### The exercise
Drop the images; return everything else in the listing below exactly.

### Recorded information

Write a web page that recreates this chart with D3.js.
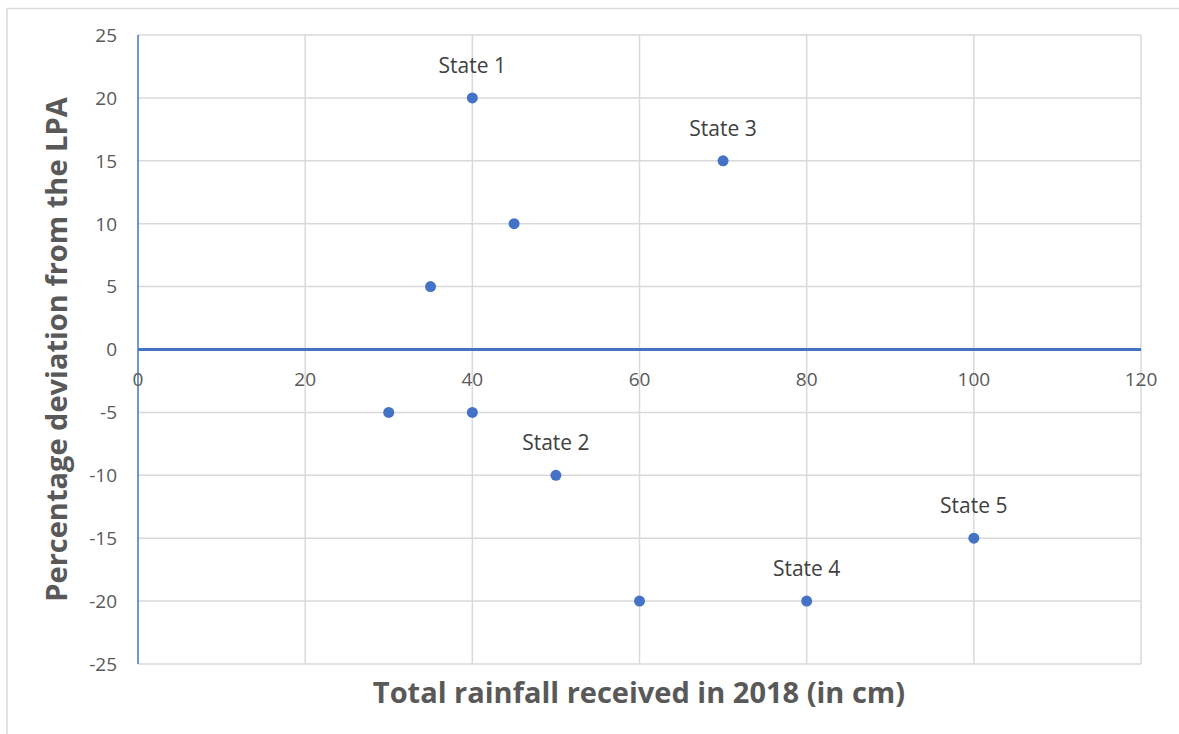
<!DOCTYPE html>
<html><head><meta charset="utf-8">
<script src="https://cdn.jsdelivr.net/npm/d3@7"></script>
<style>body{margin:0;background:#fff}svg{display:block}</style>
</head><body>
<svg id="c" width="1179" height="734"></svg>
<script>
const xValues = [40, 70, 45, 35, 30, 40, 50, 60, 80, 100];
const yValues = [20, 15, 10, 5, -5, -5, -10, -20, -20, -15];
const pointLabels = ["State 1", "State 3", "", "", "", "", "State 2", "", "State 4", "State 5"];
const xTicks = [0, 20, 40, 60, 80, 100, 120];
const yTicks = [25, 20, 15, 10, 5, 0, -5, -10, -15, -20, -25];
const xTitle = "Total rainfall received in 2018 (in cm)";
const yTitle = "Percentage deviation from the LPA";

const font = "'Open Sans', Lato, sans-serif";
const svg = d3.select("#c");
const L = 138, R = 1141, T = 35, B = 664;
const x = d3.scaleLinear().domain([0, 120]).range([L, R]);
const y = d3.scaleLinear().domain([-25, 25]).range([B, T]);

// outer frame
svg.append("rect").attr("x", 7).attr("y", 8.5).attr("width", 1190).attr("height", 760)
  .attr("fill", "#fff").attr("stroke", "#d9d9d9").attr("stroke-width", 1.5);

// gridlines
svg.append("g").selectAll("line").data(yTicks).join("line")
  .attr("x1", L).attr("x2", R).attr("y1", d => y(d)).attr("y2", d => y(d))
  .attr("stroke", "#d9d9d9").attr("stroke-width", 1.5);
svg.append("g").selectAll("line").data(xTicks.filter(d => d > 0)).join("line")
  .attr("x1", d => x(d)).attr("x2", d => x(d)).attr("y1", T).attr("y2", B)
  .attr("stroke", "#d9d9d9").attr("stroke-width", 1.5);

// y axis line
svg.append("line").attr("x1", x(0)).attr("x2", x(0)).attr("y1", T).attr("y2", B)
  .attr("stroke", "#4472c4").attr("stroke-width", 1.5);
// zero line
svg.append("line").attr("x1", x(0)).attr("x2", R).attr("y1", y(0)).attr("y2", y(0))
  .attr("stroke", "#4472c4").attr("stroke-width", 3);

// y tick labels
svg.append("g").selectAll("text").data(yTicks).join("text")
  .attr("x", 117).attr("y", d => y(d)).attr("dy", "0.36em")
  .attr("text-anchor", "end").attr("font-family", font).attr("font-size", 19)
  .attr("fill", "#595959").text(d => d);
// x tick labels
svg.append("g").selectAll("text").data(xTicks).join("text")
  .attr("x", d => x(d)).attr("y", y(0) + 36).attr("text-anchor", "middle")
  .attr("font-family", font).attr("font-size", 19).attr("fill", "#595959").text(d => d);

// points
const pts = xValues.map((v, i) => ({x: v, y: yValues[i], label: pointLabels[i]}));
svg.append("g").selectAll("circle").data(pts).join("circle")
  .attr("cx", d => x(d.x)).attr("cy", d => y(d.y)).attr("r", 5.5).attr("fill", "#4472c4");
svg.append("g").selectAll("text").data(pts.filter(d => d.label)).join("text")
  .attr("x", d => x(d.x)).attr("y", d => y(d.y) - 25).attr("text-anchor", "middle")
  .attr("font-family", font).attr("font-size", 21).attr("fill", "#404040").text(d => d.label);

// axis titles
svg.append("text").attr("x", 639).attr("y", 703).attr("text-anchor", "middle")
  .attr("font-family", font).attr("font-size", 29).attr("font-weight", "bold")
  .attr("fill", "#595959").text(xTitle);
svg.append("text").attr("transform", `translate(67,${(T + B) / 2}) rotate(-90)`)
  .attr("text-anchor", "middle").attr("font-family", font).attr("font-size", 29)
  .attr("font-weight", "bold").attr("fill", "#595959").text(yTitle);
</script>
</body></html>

### Correct response
Write a web page that recreates this chart with D3.js.
<!DOCTYPE html>
<html><head><meta charset="utf-8">
<script src="https://cdn.jsdelivr.net/npm/d3@7"></script>
<style>body{margin:0;background:#fff}svg{display:block}</style>
</head><body>
<svg id="c" width="1179" height="734"></svg>
<script>
const xValues = [40, 70, 45, 35, 30, 40, 50, 60, 80, 100];
const yValues = [20, 15, 10, 5, -5, -5, -10, -20, -20, -15];
const pointLabels = ["State 1", "State 3", "", "", "", "", "State 2", "", "State 4", "State 5"];
const xTicks = [0, 20, 40, 60, 80, 100, 120];
const yTicks = [25, 20, 15, 10, 5, 0, -5, -10, -15, -20, -25];
const xTitle = "Total rainfall received in 2018 (in cm)";
const yTitle = "Percentage deviation from the LPA";

const font = "'Open Sans', Lato, sans-serif";
const svg = d3.select("#c");
const L = 138, R = 1141, T = 35, B = 664;
const x = d3.scaleLinear().domain([0, 120]).range([L, R]);
const y = d3.scaleLinear().domain([-25, 25]).range([B, T]);

// outer frame
svg.append("rect").attr("x", 7).attr("y", 8.5).attr("width", 1190).attr("height", 760)
  .attr("fill", "#fff").attr("stroke", "#d9d9d9").attr("stroke-width", 1.5);

// gridlines
svg.append("g").selectAll("line").data(yTicks).join("line")
  .attr("x1", L).attr("x2", R).attr("y1", d => y(d)).attr("y2", d => y(d))
  .attr("stroke", "#d9d9d9").attr("stroke-width", 1.5);
svg.append("g").selectAll("line").data(xTicks.filter(d => d > 0)).join("line")
  .attr("x1", d => x(d)).attr("x2", d => x(d)).attr("y1", T).attr("y2", B)
  .attr("stroke", "#d9d9d9").attr("stroke-width", 1.5);

// y axis line
svg.append("line").attr("x1", x(0)).attr("x2", x(0)).attr("y1", T).attr("y2", B)
  .attr("stroke", "#4472c4").attr("stroke-width", 1.5);
// zero line
svg.append("line").attr("x1", x(0)).attr("x2", R).attr("y1", y(0)).attr("y2", y(0))
  .attr("stroke", "#4472c4").attr("stroke-width", 3);

// y tick labels
svg.append("g").selectAll("text").data(yTicks).join("text")
  .attr("x", 117).attr("y", d => y(d)).attr("dy", "0.36em")
  .attr("text-anchor", "end").attr("font-family", font).attr("font-size", 19)
  .attr("fill", "#595959").text(d => d);
// x tick labels
svg.append("g").selectAll("text").data(xTicks).join("text")
  .attr("x", d => x(d)).attr("y", y(0) + 36).attr("text-anchor", "middle")
  .attr("font-family", font).attr("font-size", 19).attr("fill", "#595959").text(d => d);

// points
const pts = xValues.map((v, i) => ({x: v, y: yValues[i], label: pointLabels[i]}));
svg.append("g").selectAll("circle").data(pts).join("circle")
  .attr("cx", d => x(d.x)).attr("cy", d => y(d.y)).attr("r", 5.5).attr("fill", "#4472c4");
svg.append("g").selectAll("text").data(pts.filter(d => d.label)).join("text")
  .attr("x", d => x(d.x)).attr("y", d => y(d.y) - 25).attr("text-anchor", "middle")
  .attr("font-family", font).attr("font-size", 21).attr("fill", "#404040").text(d => d.label);

// axis titles
svg.append("text").attr("x", 639).attr("y", 703).attr("text-anchor", "middle")
  .attr("font-family", font).attr("font-size", 29).attr("font-weight", "bold")
  .attr("fill", "#595959").text(xTitle);
svg.append("text").attr("transform", `translate(67,${(T + B) / 2}) rotate(-90)`)
  .attr("text-anchor", "middle").attr("font-family", font).attr("font-size", 29)
  .attr("font-weight", "bold").attr("fill", "#595959").text(yTitle);
</script>
</body></html>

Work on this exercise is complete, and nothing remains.